Corrie’s response is nothing short of astonishing:
And I, who spoken so glibly of forgiveness, fumbled in my pocketbook rather than take that hand. He would not remember me, of course–how could he remember one prisoner among those thousands of women?
But I remembered him and the leather crop swinging from his belt. It was the first time since my release that I had been face to face with one of my captors and my blood seemed to freeze….
And I stood there–I whose sins had every day to be forgiven–and could not. Betsie had died in that place–could he erase her slow terrible death simply for the asking?
It could not have been many seconds that he stood there, hand held out, but to me it seemed hours as I wrestled with the most difficult thing I had ever had to do.For I had to do it–I knew that. The message that God forgives has a prior condition: that we forgive those who have injured us. “If you do not forgive men their trespasses,” Jesus says, “neither will your Father in heaven forgive your trespasses.”
And still I stood there with the coldness clutching my heart. But forgiveness is not an emotion–I knew that too.

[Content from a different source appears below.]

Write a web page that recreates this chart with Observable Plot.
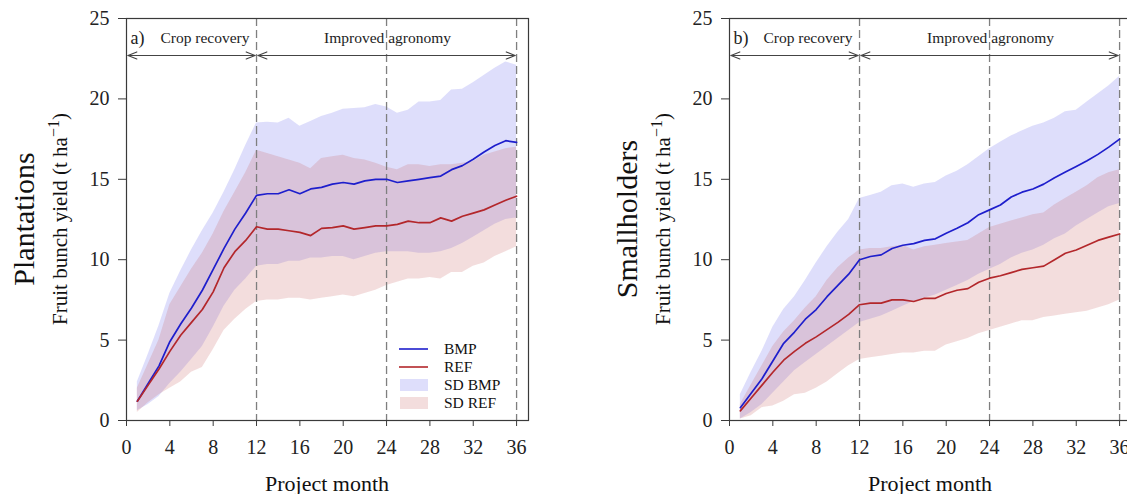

Forgiveness is an act of the will, and the will can function regardless of the temperature of the heart.
“Jesus, help me!” I prayed silently. “I can lift my hand. I can do that much. You supply the feeling.I forgive you, brother!” I cried. “With all my heart!
They may be no more challenging moment in our lives to offer good for evil, than when we are called upon to forgive another person. In that moment lies all our justification, all our bitterness, all our reason to rebuke and reject the vulnerable outstretched hand.
So why they does the Christian choose to forgive? Because Jesus when he hung on the cross for our sin, prayed for our forgiveness. Because Jesus has already forgiven us we have no authority or reason to not forgive any one else on this planet.
When you give good for evil in the context of forgiveness you are also inviting someone to know the reason for this unmerited grace: Jesus.
Show them Jesus! Show them how his forgiveness of your sin inspires your forgiveness for others! Show them how the forgiveness Jesus offers reconciles us to him for eternity! Show them the way of the Gospel through your gift of forgiveness.
This world is crying out for love, for redemption. In the hallway of life, may the Christian lead people to the door of Jesus Christ!
Your forgiveness will starve the bitterness in your heart and invite the offender to the foot of the cross!
If they desire the gift of your forgiveness, increase their joy by pointing them to the glories of knowing the greater forgiveness of Jesus!